To accommodate updates to software, hardware, and operating systems, Flux, Armis, Great Lakes, Lighthouse, ConFlux, Cavium HPC, and their storage systems (/home and /scratch) will be unavailable starting at 6 a.m. Monday, August 12th and returning to service on Wednesday, August 14th. These updates will improve the performance and stability of ARC-TS services. We try to encapsulate the required changes into two maintenance periods per year and work to complete these tasks quickly, as we understand the impact of the maintenance on your research.

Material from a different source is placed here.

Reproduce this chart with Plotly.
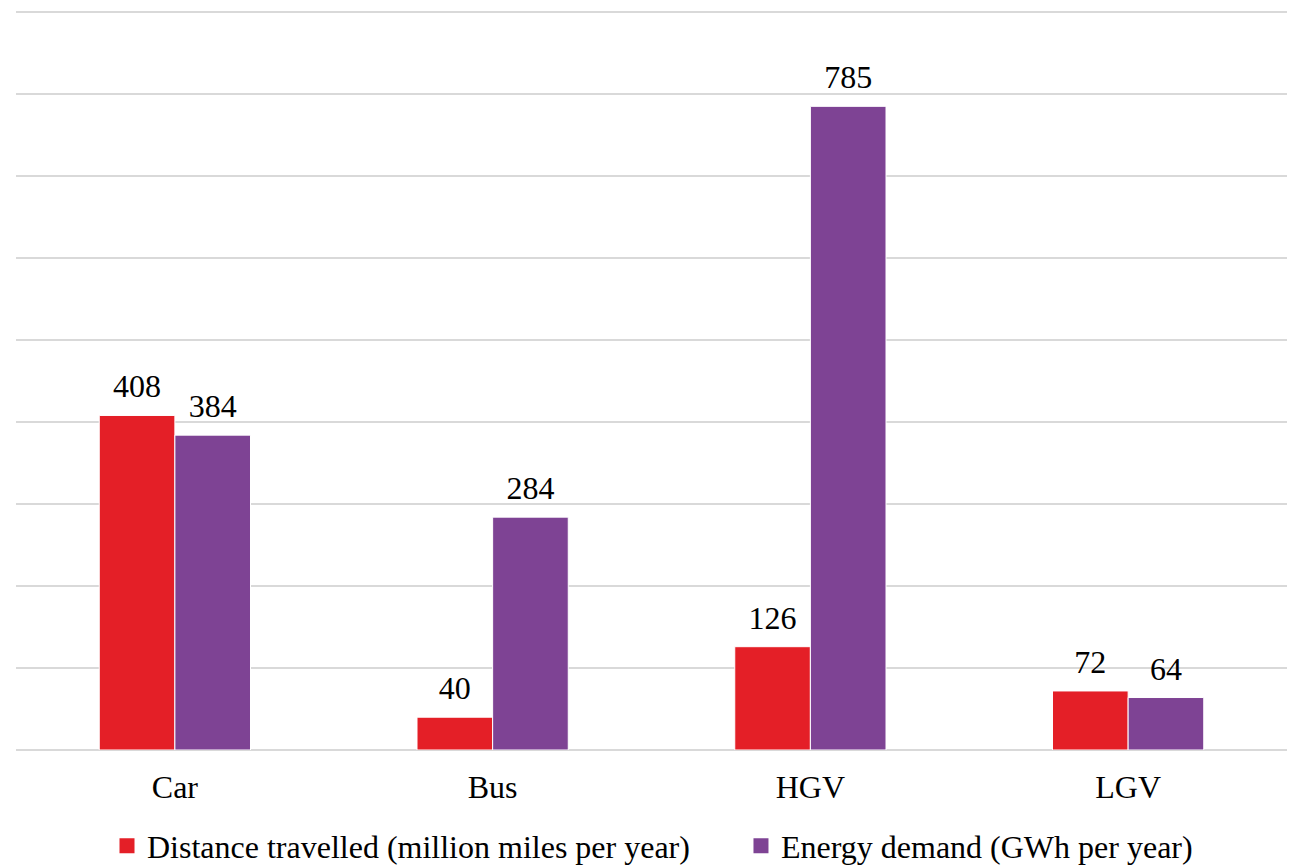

Planned infrastructure maintenance tasks:
* Annual preventive maintenance and electrical work at Modular Data Center (Flux, Armis, Lighthouse)
* InfiniBand networking updates (firmware and software) (Flux/Armis/Lighthouse/ConFlux)
* Network switch upgrades to improve throughput between ARC-TS services (Turbo, Flux, Armis, Lighthouse, Great Lakes )
Flux, Armis, and Lighthouse maintenance tasks:
* /scratch storage hardware (Flux only)
* Hardware maintenance on Infiniband
ConFlux maintenance was cancelled.
Cavium HPC updates:
* OS updates
* Slurm version upgraded to 18.08.7
For Flux, Lighthouse, and Armis HPC jobs, you can use the command “maxwalltime” to discover the amount of time remaining until the beginning of the maintenance. Jobs requesting more walltime than remains before the maintenance will be queued and started after the maintenance is completed.
All Flux, Armis, Lighthouse, ConFlux, and Cavium HPC file systems will be unavailable during the maintenance. We encourage you to copy any data that might be needed during that time prior to the start of the maintenance.
We will post status updates on our Twitter feed ( https://twitter.com/arcts_um ) throughout the course of the maintenance and send an email to all HPC users when the maintenance has been completed. Updates will also be compiled at http://arc-ts.umich.edu/summer-2019-maintenance/. Please contact email@example.com if you have any questions.
Maintenance completed on 2019-08-14
Flux, Armis, Great Lakes (for Early Users), and Lighthouse were all returned to production.
Current outstanding issues:
- Beta is unavailable
- There are several nodes which are still down on Flux, including faculty-owned hardware in FOE. We will be working on restoring these ASAP.